One of the songs I had to sing was “The Ugly Duckling” famously performed (and written) by Danny Kaye and latterly Mike Reid. It was in the style of Mike Reid – bringing Danish folklore into Cockney reality – was what the producer expected of me.  Because I could read music, I sang the song using all the notation suggested on the sheet.  After I’d sung the song the producer complimented me and said I’d sung it wonderfully.  Sadly, he added, I’d made it sound like a church motet.  Think Chas ‘n’ Dave singing the Mozart Requiem only in reverse.

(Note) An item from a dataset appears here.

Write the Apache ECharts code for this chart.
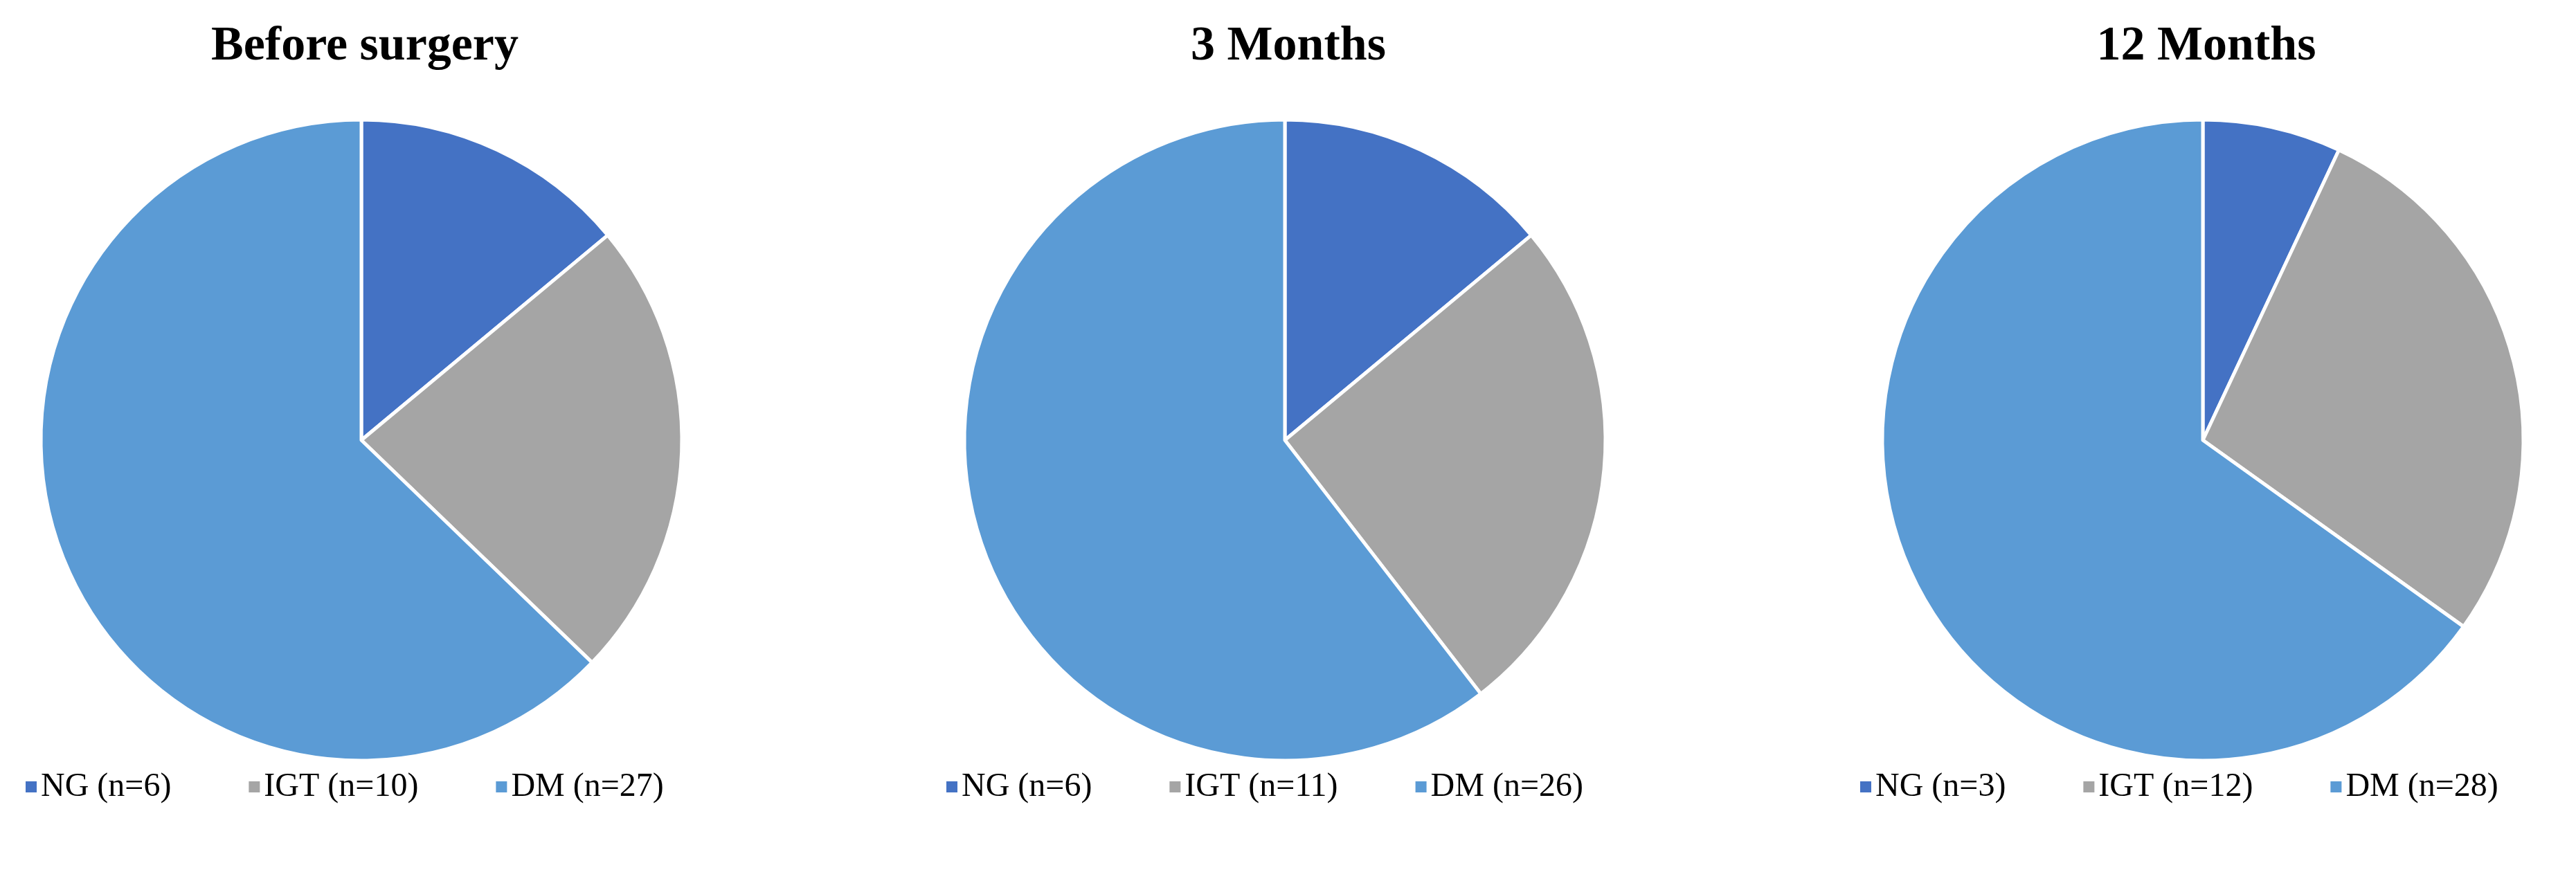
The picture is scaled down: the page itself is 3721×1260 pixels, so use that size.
<!DOCTYPE html>
<html>
<head>
<meta charset="utf-8">
<script src="https://cdn.jsdelivr.net/npm/echarts@6/dist/echarts.min.js"></script>
<style>html,body{margin:0;background:#fff}#c{width:3721px;height:1260px}</style>
</head>
<body>
<div id="c"></div>
<script>
// panel titles and group counts
const titles = ['Before surgery', '3 Months', '12 Months'];
const groups = ['NG', 'IGT', 'DM'];
const counts = [
  [6, 10, 27],
  [6, 11, 26],
  [3, 12, 28]
];
const colors = ['#4472C4', '#A5A5A5', '#5B9BD5'];

const centersX = [522, 1856, 3182];
const legendLeft = [30, 1360, 2680];

const chart = echarts.init(document.getElementById('c'));
const font = '"Liberation Serif", "Times New Roman", serif';

const series = counts.map((vals, i) => ({
  type: 'pie',
  center: [centersX[i], 636],
  radius: 463,
  startAngle: 90,
  clockwise: true,
  label: { show: false },
  labelLine: { show: false },
  emphasis: { disabled: true },
  itemStyle: { borderColor: '#fff', borderWidth: 5 },
  data: vals.map((v, j) => ({
    name: groups[j] + ' (n=' + v + ')' + '\u200b'.repeat(i),
    value: v,
    itemStyle: { color: colors[j] }
  }))
}));

const option = {
  backgroundColor: '#fff',
  animation: false,
  title: titles.map((t, i) => ({
    text: t,
    left: centersX[i],
    top: 28,
    textAlign: 'center',
    textStyle: { fontFamily: font, fontWeight: 'bold', fontSize: 70, color: '#000' }
  })),
  legend: series.map((s, i) => ({
    data: s.data.map(d => d.name),
    left: legendLeft[i],
    top: 1108,
    icon: 'rect',
    itemWidth: 18,
    itemHeight: 18,
    itemGap: 110,
    textStyle: { fontFamily: font, fontSize: 48, color: '#000' }
  })),
  series: series
};
chart.setOption(option);
</script>
</body>
</html>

One of the disadvantages of Am Dram was having to wear make-up (I was never allowed to use my own) which showed up under strong lights. The smell still lingers (like Virol or calamine lotion, which was liberally applied when you had chicken pox) as did the make-up itself if you were mid-teens and hadn’t quite discovered washing (or girls).  During show week and after every performance I’d go into school the next day.  I think I was the only person at Bec Grammar ever to play an entire house rugby match wearing full stage make-up.

The zenith of my amateur thespian career came when I was given the part of John/Ernest Worthing in Oscar Wilde’s The Importance of Being Earnest”.  Luckily there were no songs to sing inappropriately, but there were many lines to be learned.  However, and not for the first (or last) time in my life, work got in the way and a consequence of me having to be on some advertising course and missing several dress rehearsals, the play never went ahead.  Oh well, that’s showbiz, I guess. Plus, I never got to say the words, “This way, Lady Bracknell”!

Martha Longhurst’s Vineyard

 

 

johnnny-seven

People of a certain age (mine or older) will always remember where they were when they heard President Kennedy had been shot.
I was in the corridor on the third floor of Du Cane Court, where I lived in the flats on Balham High Road. I was six-and-a-half and I had just left my nan’s flat as she escorted me up one floor to my parents’ flat.

I spent more time with my nan than I did with either parent. In the mornings I would go there for bacon and eggs (I blame her for my subsequent high cholesterol) and I’d read her Daily Mirror; I think my nan was a communist and her Russian controller was Andy Capp).  I also spent evenings there and watch Double your money and Take your pick with her.  Or I’d play whilst she watched Coronation Street.

On this particular Friday in November 1963 we had left my nan’s flat and suddenly, ubiquitous Embassy in mouth, came my Auntie Vera out from her flat: “Kennedy’s been shot” reported Auntie Vera. This meant nothing to me being relatively oblivious to US politics and assumed it was another character from Coronation Street being killed off; although it did strike me as being quite soon after the tragedy of Martha Longhurst’s “death” under the collapsed viaduct.

Five years later I was playing at a friend’s house in Oakmead Road, near Balham Station, when his mother entered the room where we were trying hard not to take one another’s eyes out with his new Johnny Seven (multi-action) gun.  “Kennedy’s been shot” she said.  I thought, ‘Either this woman is very behind with the news or another character has fallen off his mortal thespian coil from Corrie’.

Similar to my mother wishing to pursue the half-human/half-porpoise family and introduce me to swimming, my friend’s mother and teller of grave (albeit slightly outdated) news had just started sending her son to elocution lessons. That academic year he was due to start at Emanuel and his mother had decided that a futile gesture was needed.   He was to attend classes to make him more articulate through learning poetry.

These lessons took place in a semi-detached house in Tooting.

Because the problem with having elocutions in Tooting is that there is a danger that you may come out speaking worse after the course, than when you originally started.

People living in Tooting in the late eighties believed consonants were Asia and Africa; a vowel was a very small rodent and a semi-colon was what posh people in Fulham had irrigated.

I met him years later when we were in our early twenties. The lessons hadn’t worked as he sounded more like Eliza Doolittle, only with a deeper voice; but he did know every Philip Larkin poem off by heart. Really handy working in a hospital.